Son zamanlarda dünyada yaşanan teknolojik gelişmelerin de etkisiyle insanlar egolarına yenik düşmüş, kontrol altına alınamayan davranışlarıyla, içgüdüleriyle, tutkularıyla kendisine, kendi özüne yabancı hale gelmiş. Günümüz dünyasında insanı var eden, insana özgü özellikleri, insani ilişkileri kaybettik.
Ben insandaki yabancılaşma olgusunun dört farklı şekilde gerçekleştiğini düşünüyorum.
Bunlardan birincisi kişinin ruhunda yaratıcıyla beraber hareket etme duygusunu kaybederek yaratıcıdan uzaklaşması, ona yabancılaşması sorunudur.
İkinci yabancılaşma türü insanın doğaya karşı yabancılaşması. Ait olduğu yerde olmayan insanoğlu kendisiyle canlılara, tabiata mesafe koyarak özünden, köklerinden kopmuş durumda. İnsanların doğadan gittikçe uzaklaşması beton yığınlarıyla ve kullandığı yüksek teknolojik aletlerle doğayla arasındaki riskli bir ilişkinin yanı yabancılaşmanın yaşanmasına sebep olmuş.
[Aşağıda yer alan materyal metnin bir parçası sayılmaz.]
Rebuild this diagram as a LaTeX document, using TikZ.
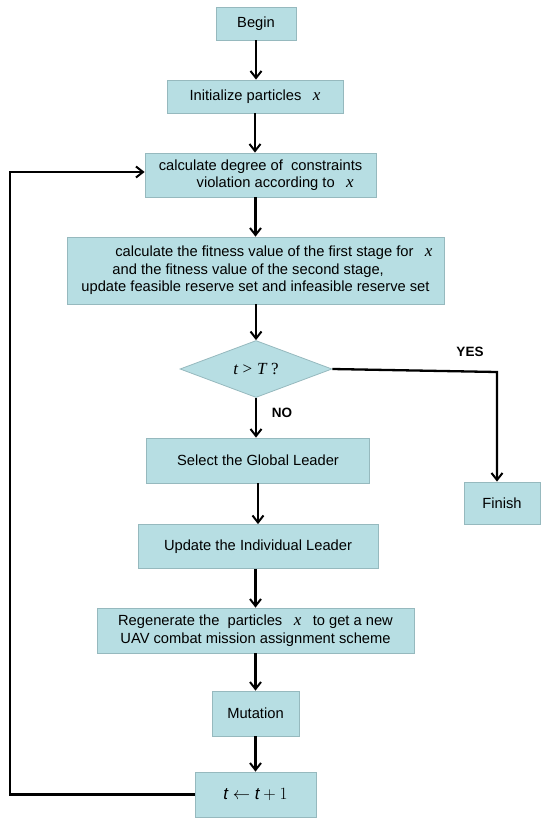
\documentclass[tikz,border=0pt]{standalone}
\usepackage{fontspec}
\setmainfont{Liberation Sans}
\newfontfamily\tms{Liberation Serif}
\usetikzlibrary{shapes.geometric,arrows.meta}
\definecolor{boxfill}{RGB}{183,222,227}
\definecolor{boxline}{RGB}{150,185,190}
\newcommand\vx{{\tms\itshape\fontsize{17}{17}\selectfont x}}
\tikzset{
  fbox/.style={draw=boxline, fill=boxfill, line width=0.8pt, inner sep=2pt, align=center,
    font=\fontsize{14.7}{17.5}\selectfont},
  arr/.style={line width=2.3pt, -{Straight Barb[length=7pt,width=11pt,line width=2pt]}},
  lbl/.style={font=\fontsize{13.5}{15}\selectfont\bfseries}
}
\begin{document}
\begin{tikzpicture}[x=1pt,y=-1pt]
\useasboundingbox (0,0) rectangle (550,825);
\node[fbox, minimum width=80pt, minimum height=33pt] (begin) at (256,23.5) {Begin};
\node[fbox, minimum width=176pt, minimum height=33pt] (init) at (255,96.5) {Initialize particles \enspace\vx};
\node[fbox, minimum width=231pt, minimum height=44pt] (calc) at (260.5,175) {calculate degree of \ constraints\\\hspace*{2em}violation according to \enspace\vx};
\node[fbox, minimum width=377pt, minimum height=67pt] (fit) at (255.5,270.5)
  {\hspace*{2.5em}calculate the fitness value of the first stage for \enspace\vx\\
   \hspace*{-1em}and the fitness value of the second stage,\\
   update feasible reserve set and infeasible reserve set};
\node[diamond, draw=boxline, fill=boxfill, line width=0.8pt, inner sep=0pt, minimum width=152pt, minimum height=50pt,
  font=\fontsize{17}{17}\selectfont] (dia) at (256,369) {{\tms\itshape t} {\tms >} {\tms\itshape T} {\tms ?}};
\node[fbox, minimum width=223pt, minimum height=45pt] (sel) at (258,460.5) {Select the Global Leader};
\node[fbox, minimum width=240pt, minimum height=44pt] (upd) at (258,546.5) {Update the Individual Leader};
\node[fbox, minimum width=317pt, minimum height=45pt] (reg) at (255.5,630.5)
  {Regenerate the \ particles \enspace\vx\enspace\ to get a new\\UAV combat mission assignment scheme};
\node[fbox, minimum width=87pt, minimum height=45pt] (mut) at (255.5,713.5) {Mutation};
\node[fbox, minimum width=121pt, minimum height=45pt, font=\fontsize{17}{17}\selectfont] (tt) at (255.5,794.5)
  {$\mathit{t}\leftarrow\mathit{t}+1$};
\node[fbox, minimum width=76pt, minimum height=42pt] (fin) at (502,503) {Finish};

\node[lbl] (yes) at (470,352) {YES};
\node[lbl] (no) at (282,413) {NO};

\coordinate (yc) at (497,372);
\coordinate (fl) at (10,794.5);
\coordinate (ft) at (10,172);

\draw[arr] (begin.south) -- (begin.south |- init.north);
\draw[arr] (init.south) -- (init.south |- calc.north);
\draw[arr] (calc.south -| fit.north) -- (fit.north);
\draw[arr] (fit.south -| dia.north) -- (dia.north);
\draw[arr] (dia.south) -- (dia.south |- sel.north);
\draw[arr] (sel.south) -- (sel.south |- upd.north);
\draw[arr] (upd.south -| reg.north) -- (reg.north);
\draw[arr] (reg.south) -- (reg.south |- mut.north);
\draw[arr] (mut.south) -- (mut.south |- tt.north);
\draw[arr] (dia.east) -- (yc) -- (yc |- fin.north);
\draw[arr] (tt.west) -- (fl) -- (ft) -- (ft -| calc.west);
\end{tikzpicture}
\end{document}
Üçüncüsü, insanın yaşadığı topluma yabancılaşması süreci. Var olan değerlerin artık insanın yaşadığı topluma karşı güven duygusunu sarsması nedeniyle toplum bireye hiçbir şey ifade etmiyor. Bir toplumda sosyal kurumlar, değerler, toplumsal birliktelik zedelenmişse ve bireyin istek, duygu ve düşüncelerine karşılık vermiyorsa insan topluma karşı yabancılaşmıştır.
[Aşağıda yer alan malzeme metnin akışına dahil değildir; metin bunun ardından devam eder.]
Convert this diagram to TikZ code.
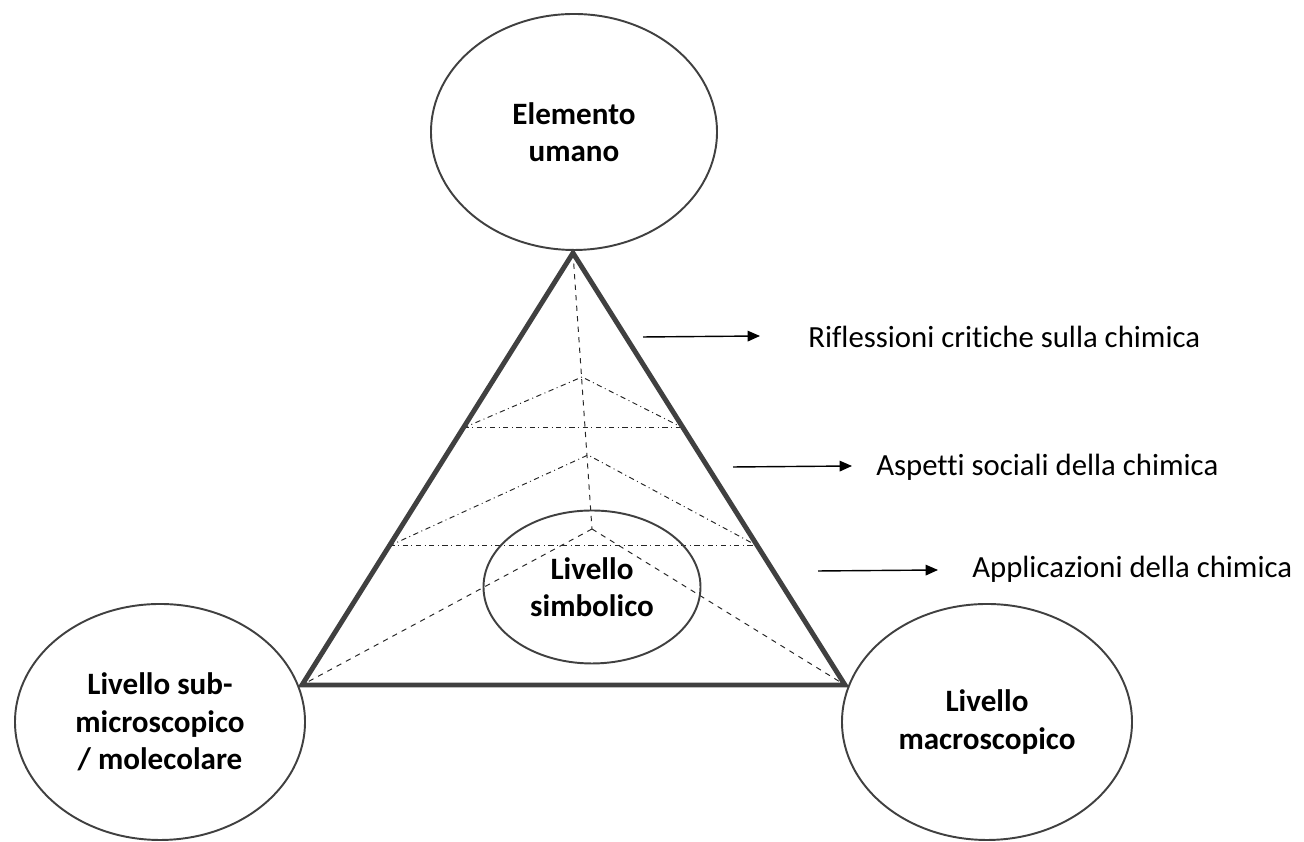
\documentclass[tikz,border=0pt]{standalone}
\usepackage{fontspec}
\setmainfont[Ligatures=NoCommon]{Carlito}
\usepackage{xcolor}
\usepackage{tikz}
\usetikzlibrary{arrows.meta}
\usetikzlibrary{shapes.geometric, calc}

\definecolor{linegray}{HTML}{404040}

\begin{document}
\begin{tikzpicture}[
    level/.style={ellipse, draw=linegray, line width=1.1pt, align=center,
        font=\fontsize{17.7}{21.2}\selectfont\bfseries},
    layer/.style={anchor=west, inner sep=0pt, font=\fontsize{17.5}{21}\selectfont},
    pointer/.style={-{Triangle[length=7pt,width=6pt]}, line width=0.8pt},
    guide/.style={line width=0.55pt, black!85},
    ]
                \useasboundingbox (0,0) rectangle (26.08,16.84);
                % Triangle corners
                \coordinate (A) at (11.46,11.78);
                \coordinate (L) at (6.04,3.14);
                \coordinate (R) at (16.90,3.14);
                % Inner points
                \coordinate (p1) at (11.64,9.30);
                \coordinate (p2) at (11.76,7.74);
                \coordinate (p3) at (11.84,6.26);
                % Dashed lines to corners
                \draw[guide, dashed] (A) -- (p3);
                \draw[guide, dashed] (p3) -- (L);
                \draw[guide, dashed] (p3) -- (R);
                % Layer 1
                \draw[guide, dash dot] ($(A)!0.405!(L)$) -- (p1) -- ($(A)!0.405!(R)$);
                \draw[guide, dash dot] ($(A)!0.405!(L)$) -- ($(A)!0.405!(R)$);
                % Layer 2
                \draw[guide, dash dot] ($(A)!0.678!(L)$) -- (p2) -- ($(A)!0.678!(R)$);
                \draw[guide, dash dot] ($(A)!0.678!(L)$) -- ($(A)!0.678!(R)$);
                % Triangle
                \draw[linegray, line width=2.8pt, line join=miter] (A) -- (L) -- (R) -- cycle;
                % Levels
                \node[level, minimum width=5.72cm, minimum height=4.72cm] (umano) at (11.48,14.20) {Elemento\\umano};
                \node[level, minimum width=5.80cm, minimum height=4.72cm] (sub) at (3.20,2.40) {Livello sub-\\microscopico\\/ molecolare};
                \node[level, minimum width=5.80cm, minimum height=4.72cm] (macro) at (19.74,2.40) {Livello\\macroscopico};
                \node[level, minimum width=4.34cm, minimum height=3.06cm] (simb) at (11.84,5.10) {Livello\\simbolico};
                % Arrows and labels
                \node[layer] (rifl) at (16.16,10.10) {Riflessioni critiche sulla chimica};
                \node[layer] (soc) at (17.52,7.50) {Aspetti sociali della chimica};
                \node[layer] (appl) at (19.44,5.46) {Applicazioni della chimica};
                \coordinate (s1) at (12.86,10.10);
                \coordinate (e1) at (15.20,10.12);
                \coordinate (s2) at (14.66,7.50);
                \coordinate (e2) at (17.04,7.52);
                \coordinate (s3) at (16.36,5.42);
                \coordinate (e3) at (18.76,5.44);
                \draw[pointer] (s1) -- (e1);
                \draw[pointer] (s2) -- (e2);
                \draw[pointer] (s3) -- (e3);
            \end{tikzpicture}
\end{document}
Benim en çok üzerinde durduğum dördüncü yabancılaşma ise bireyin kendine yabancılaşma sorunu, kişinin belirli bir davranışının, geleceğe yönelik beklentileri ile uyuşmamasıdır.
Kendisi ile barışık olmamak ve kötümser bir ruh hali insanın iç dünyasında meydana gelen yabancılaşmanın en tehlikeli olanıdır. İşte bu yabancılaşma kendine güven duymamak ve kendini güçsüz hissetmek, şiddet ve stres ve depresyon gibi durumlar olarak kendisini gösterir.
Günümüzde teknoloji araçları, cep telefonları, tabletler, internet, sanal sohbetler ve sosyal medya sosyal izolasyona yol açan ve yabancılaşmayı hızlandıran etkenler.